History of Prop 15: Proposition 15 would adjust the terms of the original 1978 California Proposition 13 which decreased property taxes by assessing the properties at their respective values. This proposition led to a 60% decrease in property tax revenue collected by the states, leading them to rely on sales tax as well as California’s personal income tax. Under Proposition 13, the tax on property is limited to 1%, with a maximum increase of 2% a year.
Vote Yes on Proposition 15: Those who support prop 15 want more funding for education. Many in support of this proposition do not own large properties; the tax increase will not affect them financially.

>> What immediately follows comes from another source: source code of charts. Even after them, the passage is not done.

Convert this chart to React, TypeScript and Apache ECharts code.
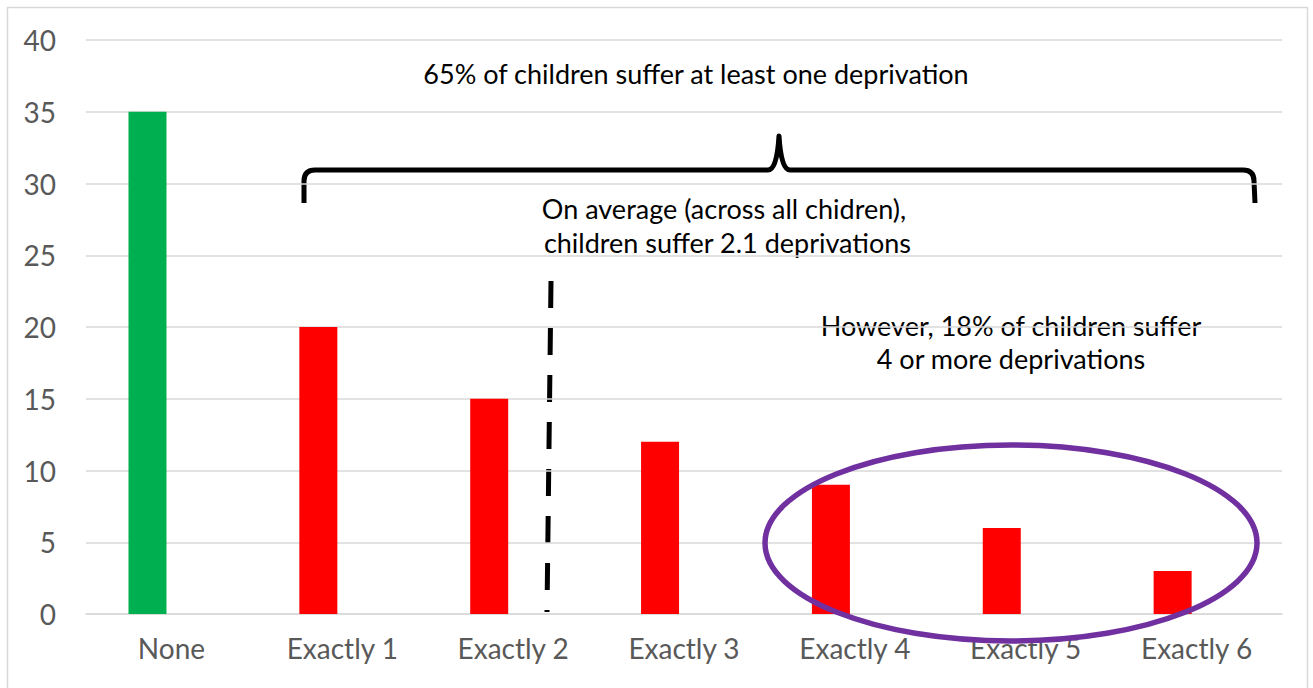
import React, { useEffect, useRef } from "react";
import * as echarts from "echarts";

const categories = ["None", "Exactly 1", "Exactly 2", "Exactly 3", "Exactly 4", "Exactly 5", "Exactly 6"];
const shareValues = [35, 20, 15, 12, 9, 6, 3];
const barColors = ["#00B050", "#FF0000", "#FF0000", "#FF0000", "#FF0000", "#FF0000", "#FF0000"];
const emptySeries = [null, null, null, null, null, null, null];
const yTicks = { min: 0, max: 40, interval: 5 };

const titleText = "65% of children suffer at least one deprivation";
const avgText = "On average (across all chidren),\n children suffer 2.1 deprivations";
const highText = "However, 18% of children suffer\n4 or more deprivations";

const FONT = "Lato, 'Open Sans', sans-serif";

const bracePath =
  "M 304 203 L 304 181 Q 304 170 315 170 L 768 170 Q 777 170 779 136 Q 781 170 790 170 L 1243 170 Q 1254 170 1254 181 L 1255 203";

export default function App() {
  const ref = useRef<HTMLDivElement>(null);

  useEffect(() => {
    if (!ref.current) return;
    echarts.graphic.registerShape("brace", echarts.graphic.extendPath(bracePath, {}));
    const chart = echarts.init(ref.current, undefined, { renderer: "svg" });
    chart.setOption({
      animation: false,
      backgroundColor: "#ffffff",
      grid: { left: 86, right: 31, top: 40, bottom: 74, containLabel: false },
      xAxis: {
        type: "category",
        data: categories,
        axisTick: { show: false },
        axisLine: { lineStyle: { color: "#d9d9d9", width: 1.5 } },
        axisLabel: { color: "#595959", fontFamily: FONT, fontSize: 28, margin: 20 },
      },
      yAxis: {
        type: "value",
        min: yTicks.min,
        max: yTicks.max,
        interval: yTicks.interval,
        axisLine: { show: false },
        axisTick: { show: false },
        splitLine: { lineStyle: { color: "#d9d9d9", width: 1.5 } },
        axisLabel: { color: "#595959", fontFamily: FONT, fontSize: 28, margin: 30 },
      },
      series: [
        {
          type: "bar",
          barWidth: 38,
          barGap: "26%",
          data: shareValues.map((v, i) => ({ value: v, itemStyle: { color: barColors[i] } })),
        },
        {
          type: "bar",
          barWidth: 38,
          data: emptySeries,
        },
      ],
      graphic: [
        {
          type: "rect",
          shape: { x: 7.5, y: 7.5, width: 1300, height: 700 },
          style: { fill: "none", stroke: "#d9d9d9", lineWidth: 1.5 },
          silent: true,
        },
        {
          type: "text",
          x: 696,
          y: 73,
          style: { text: titleText, font: `27px ${FONT}`, fill: "#000", align: "center", verticalAlign: "middle" },
        },
        {
          type: "brace",
          x: 0,
          y: 0,
          style: { fill: "none", stroke: "#000", lineWidth: 5, lineJoin: "round" },
        },
        {
          type: "text",
          x: 724,
          y: 225,
          style: {
            text: avgText,
            font: `27px ${FONT}`,
            fill: "#000",
            align: "center",
            verticalAlign: "middle",
            lineHeight: 34,
          },
        },
        {
          type: "line",
          shape: { x1: 551, y1: 281, x2: 547, y2: 612 },
          style: { stroke: "#000", lineWidth: 5, lineDash: [27, 20] },
        },
        {
          type: "text",
          x: 1011,
          y: 342,
          style: {
            text: highText,
            font: `27px ${FONT}`,
            fill: "#000",
            align: "center",
            verticalAlign: "middle",
            lineHeight: 33,
          },
        },
        {
          type: "ellipse",
          shape: { cx: 1011, cy: 543, rx: 246, ry: 98 },
          style: { fill: "none", stroke: "#7030A0", lineWidth: 5.5 },
          z: 100,
        },
      ],
    });
    return () => chart.dispose();
  }, []);

  return (
    <div
      ref={ref}
      style={{ position: "fixed", left: 0, top: 0, width: 1313, height: 688 }}
    />
  );
}
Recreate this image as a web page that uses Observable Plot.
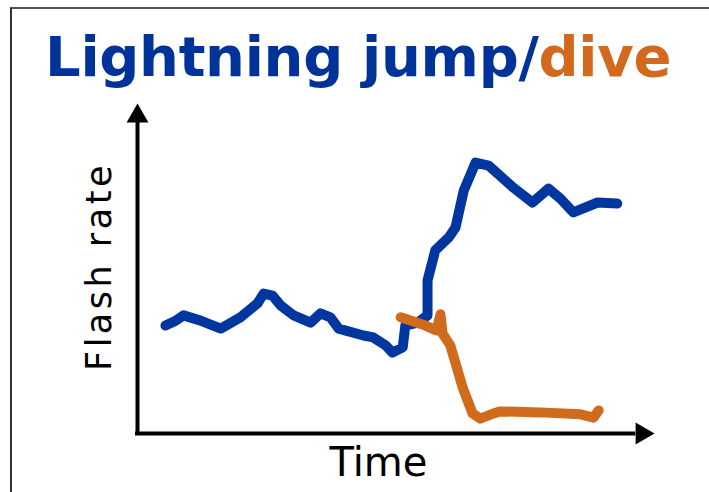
<!DOCTYPE html>
<html><head><meta charset="utf-8">
<script src="https://cdn.jsdelivr.net/npm/d3@7"></script>
<script src="https://cdn.jsdelivr.net/npm/@observablehq/plot@0.6"></script>
<style>
html,body{margin:0;padding:0;background:#fff;overflow:hidden;width:709px;height:492px;}
#frame{position:absolute;left:10px;top:7px;width:800px;height:600px;border-top:2px solid #555;border-left:2px solid #333;}
#title{position:absolute;left:45px;top:29px;font-family:"DejaVu Sans";font-weight:bold;font-size:56px;line-height:56px;white-space:nowrap;color:#003399;letter-spacing:-0.3px;}
#title .dive{color:#D2691E;}
#chart{position:absolute;left:0;top:0;}
</style></head><body>
<div id="frame"></div>
<div id="title">Lightning jump/<span class="dive">dive</span></div>
<div id="chart"></div>
<script>
// Lightning jump (blue) series: time (arbitrary units) and flash rate (arbitrary units)
const jumpTime = [5.4, 7.4, 8.9, 12.2, 16.1, 19.9, 23.2, 24.4, 26.1, 27.7, 30.2, 33.5, 35.4, 37.3, 38.9, 43.7, 45.6, 48.0, 49.3, 51.3, 51.8, 54.2, 56.1, 56.1, 57.6, 60.2, 61.5, 63.1, 65.4, 67.9, 72.7, 76.4, 79.5, 81.8, 84.3, 89.0, 92.8];
const jumpRate = [32.7, 34.2, 35.8, 34.2, 31.8, 35.2, 39.4, 42.4, 41.8, 38.8, 35.8, 33.6, 36.4, 35.2, 31.8, 29.7, 29.1, 26.7, 24.5, 26.1, 32.7, 33.6, 35.8, 46.4, 55.5, 59.4, 62.4, 73.6, 82.1, 81.2, 74.5, 70.0, 74.2, 71.2, 67.0, 70.0, 69.7];
// Lightning dive (orange) series
const diveTime = [50.9, 55.7, 57.8, 58.6, 59.0, 60.5, 62.9, 64.8, 66.3, 68.9, 70.2, 77.9, 85.7, 88.2, 89.2];
const diveRate = [35.2, 32.7, 31.2, 36.1, 30.3, 26.7, 13.9, 6.1, 4.5, 6.1, 6.7, 6.4, 5.8, 4.8, 7.0];
const xLabel = "Time";
const yLabel = "Flash rate";

const jump = jumpTime.map((t, i) => ({t, r: jumpRate[i]}));
const dive = diveTime.map((t, i) => ({t, r: diveRate[i]}));

const chart = Plot.plot({
  width: 709, height: 492,
  marginLeft: 137, marginRight: 55, marginTop: 103, marginBottom: 59,
  x: {domain: [0, 100], axis: null},
  y: {domain: [0, 100], axis: null},
  style: {background: "transparent", fontFamily: "DejaVu Sans", color: "black"},
  marks: [
    Plot.ruleX([0], {y1: 0, y2: 95, stroke: "black", strokeWidth: 4, strokeLinecap: "square"}),
    Plot.ruleY([0], {x1: 0, x2: 96, stroke: "black", strokeWidth: 4, strokeLinecap: "square"}),
    Plot.dot([{x: 0, y: 100}], {x: "x", y: "y", symbol: "triangle", r: 8.1, fill: "black", stroke: "none", dy: 12.6}),
    Plot.dot([{x: 100, y: 0}], {x: "x", y: "y", symbol: "triangle", r: 8.1, fill: "black", stroke: "none", rotate: 90, dx: -12.6}),
    Plot.line(jump, {x: "t", y: "r", stroke: "#0036A0", strokeWidth: 10, strokeLinejoin: "round", strokeLinecap: "round"}),
    Plot.line(dive, {x: "t", y: "r", stroke: "#D06B1C", strokeWidth: 10, strokeLinejoin: "round", strokeLinecap: "round"}),
    Plot.text([xLabel], {x: 46.6, y: 0, dy: 42, lineAnchor: "bottom", textAnchor: "middle", fontSize: 40, fill: "black"}),
    Plot.text([yLabel], {x: 0, y: 50.6, dx: -27, rotate: -90, lineAnchor: "bottom", textAnchor: "middle", fontSize: 35, fill: "black"})
  ]
});
document.getElementById("chart").appendChild(chart);
d3.select(chart).selectAll("text").filter(function() { return this.textContent === yLabel; }).style("letter-spacing", "3.5px");
</script></body></html>
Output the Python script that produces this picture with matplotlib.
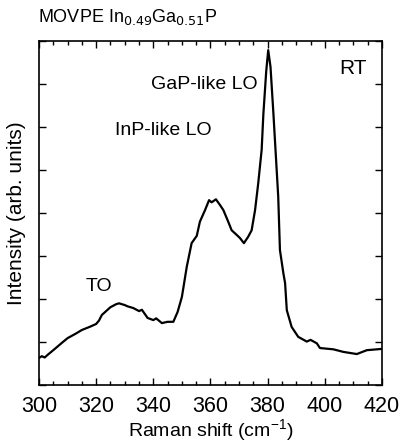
import numpy as np
import matplotlib.pyplot as plt
from matplotlib.ticker import MultipleLocator

plt.rcParams['font.family'] = ['Liberation Sans', 'DejaVu Sans']

# Raman spectrum (arb. units, 0-8 scale)
shift = [300, 301, 302, 303, 305, 308, 310, 313, 315, 318, 320, 321, 322, 325,
         327, 328, 330, 331, 333, 335, 336, 338, 340, 341, 343, 345, 347,
         348.5, 350, 351.7, 353.4, 355.2, 356.3, 358.1, 359.5, 360.4, 361.9,
         363.3, 364.5, 366.2, 367.4, 369.2, 370.3, 371.7, 373.2, 374.4, 375.6,
         376.7, 377.9, 378.5, 379.5, 380.2, 381, 382, 383.7, 384.3, 385.5,
         386.1, 386.7, 388.4, 390.7, 393.7, 395, 397.2, 398.3, 403, 406.5,
         411.2, 414.7, 420]
intensity = [0.63, 0.67, 0.64, 0.7, 0.81, 0.98, 1.09, 1.2, 1.28, 1.36, 1.42,
             1.5, 1.63, 1.81, 1.88, 1.9, 1.86, 1.83, 1.79, 1.72, 1.75, 1.56,
             1.51, 1.55, 1.44, 1.47, 1.47, 1.7, 2.05, 2.75, 3.3, 3.47, 3.8,
             4.07, 4.3, 4.25, 4.32, 4.19, 4.07, 3.8, 3.6, 3.49, 3.42, 3.3, 3.45,
             3.6, 4.07, 4.69, 5.47, 6.3, 7.3, 7.79, 7.4, 6.33, 4.38, 3.14, 2.6,
             2.37, 1.74, 1.35, 1.12, 1.01, 1.05, 0.97, 0.86, 0.83, 0.77, 0.72,
             0.81, 0.84]

fig = plt.figure(figsize=(4.04, 4.47), dpi=100)
ax = fig.add_axes([0.0965, 0.1387, 0.849, 0.7693])

ax.plot(shift, intensity, color='black', lw=1.6)

ax.set_xlim(300, 420)
ax.set_ylim(0, 8)
ax.xaxis.set_major_locator(MultipleLocator(20))
ax.xaxis.set_minor_locator(MultipleLocator(5))
ax.yaxis.set_major_locator(MultipleLocator(1))
ax.tick_params(which='both', direction='in', top=True, right=True, width=1)
ax.tick_params(which='major', length=5)
ax.tick_params(which='minor', length=3)
ax.tick_params(axis='x', labelsize=15.5, pad=8)
ax.set_yticklabels([])
for s in ax.spines.values():
    s.set_linewidth(1.2)

fig.text(0.521, 0.036, 'Raman shift (cm$^{\\mathregular{-1}}$)', fontsize=14,
         ha='center', va='center')
ax.set_ylabel('Intensity (arb. units)', fontsize=15, labelpad=6)

fig.text(0.094, 0.962, 'MOVPE In$_{0.49}$Ga$_{0.51}$P', fontsize=13, va='center')
ax.text(357.7, 6.98, 'GaP-like LO', fontsize=14, ha='center', va='center')
ax.text(343.4, 5.93, 'InP-like LO', fontsize=14, ha='center', va='center')
ax.text(321, 2.28, 'TO', fontsize=14, ha='center', va='center')
ax.text(414.8, 7.37, 'RT', fontsize=15, ha='right', va='center')

fig.savefig('out.png', dpi=100)
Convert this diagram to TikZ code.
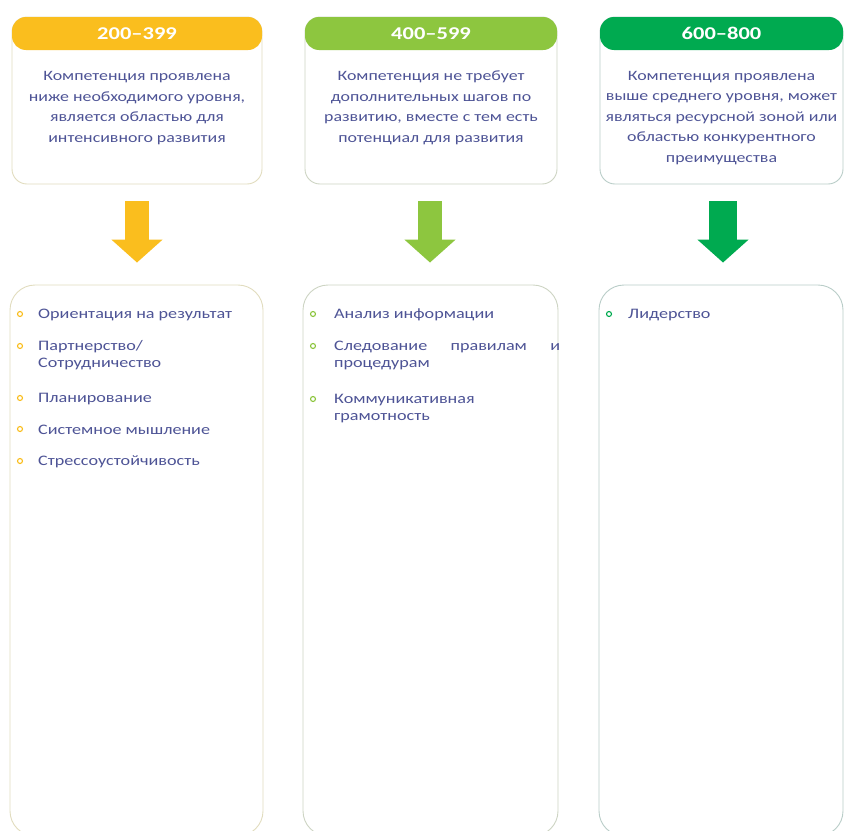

Vote No on Proposition 15: Those in opposition to Proposition 15 do not want to pay higher taxes on their homes. Many of these people are wealthy landowners with multiple high-value properties. Increasing the taxes on their properties would decrease their wealth, as the taxes on the property would go from the amount when they purchased the house to the current amount.
Where Is the Money Coming From?: The money for Proposition 15 would come from increased taxes on large commercial properties with a value of more than $3 million. The money will NOT come from increased property taxes on renters, homeowners, or local businesses.